OBJECTIVE: Leave out the pictures and reproduce all of the data exactly.
# SUPPLIED MATERIAL start
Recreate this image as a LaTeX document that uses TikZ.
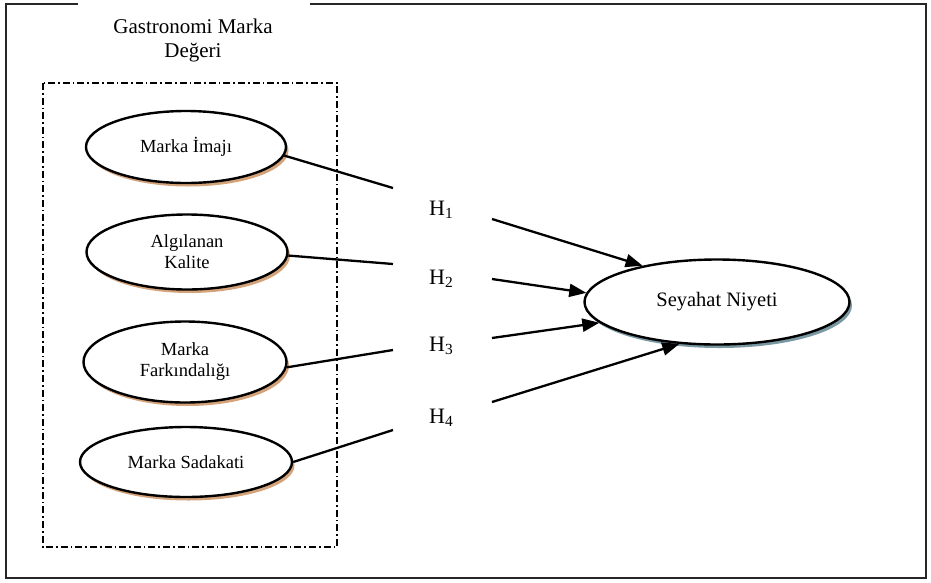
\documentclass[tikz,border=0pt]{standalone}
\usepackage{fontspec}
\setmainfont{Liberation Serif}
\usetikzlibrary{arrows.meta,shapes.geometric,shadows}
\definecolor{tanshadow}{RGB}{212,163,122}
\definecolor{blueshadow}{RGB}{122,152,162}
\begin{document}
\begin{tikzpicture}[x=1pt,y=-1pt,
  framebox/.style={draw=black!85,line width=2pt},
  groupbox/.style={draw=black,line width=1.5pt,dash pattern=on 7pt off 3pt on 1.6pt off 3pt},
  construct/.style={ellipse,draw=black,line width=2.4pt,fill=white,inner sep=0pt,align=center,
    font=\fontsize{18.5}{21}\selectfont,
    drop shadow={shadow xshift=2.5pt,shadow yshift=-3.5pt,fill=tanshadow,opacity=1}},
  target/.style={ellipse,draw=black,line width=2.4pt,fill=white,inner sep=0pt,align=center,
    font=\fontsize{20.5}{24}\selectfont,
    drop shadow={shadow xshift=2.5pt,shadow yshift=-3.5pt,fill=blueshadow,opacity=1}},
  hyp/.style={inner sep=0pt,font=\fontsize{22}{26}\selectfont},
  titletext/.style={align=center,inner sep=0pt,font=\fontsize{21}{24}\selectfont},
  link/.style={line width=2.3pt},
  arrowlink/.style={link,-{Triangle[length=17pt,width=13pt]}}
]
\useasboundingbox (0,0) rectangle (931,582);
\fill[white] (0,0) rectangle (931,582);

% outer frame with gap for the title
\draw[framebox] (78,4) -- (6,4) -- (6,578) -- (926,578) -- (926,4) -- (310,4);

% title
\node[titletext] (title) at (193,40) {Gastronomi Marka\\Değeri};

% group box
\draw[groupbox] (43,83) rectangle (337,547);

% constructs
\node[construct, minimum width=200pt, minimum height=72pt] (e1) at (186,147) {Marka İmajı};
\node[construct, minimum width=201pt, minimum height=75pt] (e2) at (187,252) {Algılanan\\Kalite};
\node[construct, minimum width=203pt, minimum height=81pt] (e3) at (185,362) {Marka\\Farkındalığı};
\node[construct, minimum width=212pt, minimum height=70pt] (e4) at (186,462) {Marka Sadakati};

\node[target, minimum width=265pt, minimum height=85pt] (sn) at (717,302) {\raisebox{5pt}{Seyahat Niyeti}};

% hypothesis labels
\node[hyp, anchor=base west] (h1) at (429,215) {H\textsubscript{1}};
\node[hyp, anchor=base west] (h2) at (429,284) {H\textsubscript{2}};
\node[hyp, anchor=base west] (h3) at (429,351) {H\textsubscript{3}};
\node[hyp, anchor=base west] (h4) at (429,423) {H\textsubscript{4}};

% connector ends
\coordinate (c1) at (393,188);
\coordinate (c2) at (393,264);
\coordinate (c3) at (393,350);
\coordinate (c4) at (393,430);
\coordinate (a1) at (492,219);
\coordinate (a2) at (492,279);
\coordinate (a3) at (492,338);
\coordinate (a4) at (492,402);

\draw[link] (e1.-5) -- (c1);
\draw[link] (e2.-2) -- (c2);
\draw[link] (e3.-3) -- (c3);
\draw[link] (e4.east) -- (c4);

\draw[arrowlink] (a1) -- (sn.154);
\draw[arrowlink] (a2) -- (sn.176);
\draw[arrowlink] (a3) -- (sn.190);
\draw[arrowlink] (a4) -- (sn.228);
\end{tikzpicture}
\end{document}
# SUPPLIED MATERIAL end
THE OUTPUT:
Recreate this image as a LaTeX document that uses TikZ.
\documentclass[tikz,border=0pt]{standalone}
\usepackage{fontspec}
\setmainfont{Liberation Serif}
\usetikzlibrary{arrows.meta,shapes.geometric,shadows}
\definecolor{tanshadow}{RGB}{212,163,122}
\definecolor{blueshadow}{RGB}{122,152,162}
\begin{document}
\begin{tikzpicture}[x=1pt,y=-1pt,
  framebox/.style={draw=black!85,line width=2pt},
  groupbox/.style={draw=black,line width=1.5pt,dash pattern=on 7pt off 3pt on 1.6pt off 3pt},
  construct/.style={ellipse,draw=black,line width=2.4pt,fill=white,inner sep=0pt,align=center,
    font=\fontsize{18.5}{21}\selectfont,
    drop shadow={shadow xshift=2.5pt,shadow yshift=-3.5pt,fill=tanshadow,opacity=1}},
  target/.style={ellipse,draw=black,line width=2.4pt,fill=white,inner sep=0pt,align=center,
    font=\fontsize{20.5}{24}\selectfont,
    drop shadow={shadow xshift=2.5pt,shadow yshift=-3.5pt,fill=blueshadow,opacity=1}},
  hyp/.style={inner sep=0pt,font=\fontsize{22}{26}\selectfont},
  titletext/.style={align=center,inner sep=0pt,font=\fontsize{21}{24}\selectfont},
  link/.style={line width=2.3pt},
  arrowlink/.style={link,-{Triangle[length=17pt,width=13pt]}}
]
\useasboundingbox (0,0) rectangle (931,582);
\fill[white] (0,0) rectangle (931,582);

% outer frame with gap for the title
\draw[framebox] (78,4) -- (6,4) -- (6,578) -- (926,578) -- (926,4) -- (310,4);

% title
\node[titletext] (title) at (193,40) {Gastronomi Marka\\Değeri};

% group box
\draw[groupbox] (43,83) rectangle (337,547);

% constructs
\node[construct, minimum width=200pt, minimum height=72pt] (e1) at (186,147) {Marka İmajı};
\node[construct, minimum width=201pt, minimum height=75pt] (e2) at (187,252) {Algılanan\\Kalite};
\node[construct, minimum width=203pt, minimum height=81pt] (e3) at (185,362) {Marka\\Farkındalığı};
\node[construct, minimum width=212pt, minimum height=70pt] (e4) at (186,462) {Marka Sadakati};

\node[target, minimum width=265pt, minimum height=85pt] (sn) at (717,302) {\raisebox{5pt}{Seyahat Niyeti}};

% hypothesis labels
\node[hyp, anchor=base west] (h1) at (429,215) {H\textsubscript{1}};
\node[hyp, anchor=base west] (h2) at (429,284) {H\textsubscript{2}};
\node[hyp, anchor=base west] (h3) at (429,351) {H\textsubscript{3}};
\node[hyp, anchor=base west] (h4) at (429,423) {H\textsubscript{4}};

% connector ends
\coordinate (c1) at (393,188);
\coordinate (c2) at (393,264);
\coordinate (c3) at (393,350);
\coordinate (c4) at (393,430);
\coordinate (a1) at (492,219);
\coordinate (a2) at (492,279);
\coordinate (a3) at (492,338);
\coordinate (a4) at (492,402);

\draw[link] (e1.-5) -- (c1);
\draw[link] (e2.-2) -- (c2);
\draw[link] (e3.-3) -- (c3);
\draw[link] (e4.east) -- (c4);

\draw[arrowlink] (a1) -- (sn.154);
\draw[arrowlink] (a2) -- (sn.176);
\draw[arrowlink] (a3) -- (sn.190);
\draw[arrowlink] (a4) -- (sn.228);
\end{tikzpicture}
\end{document}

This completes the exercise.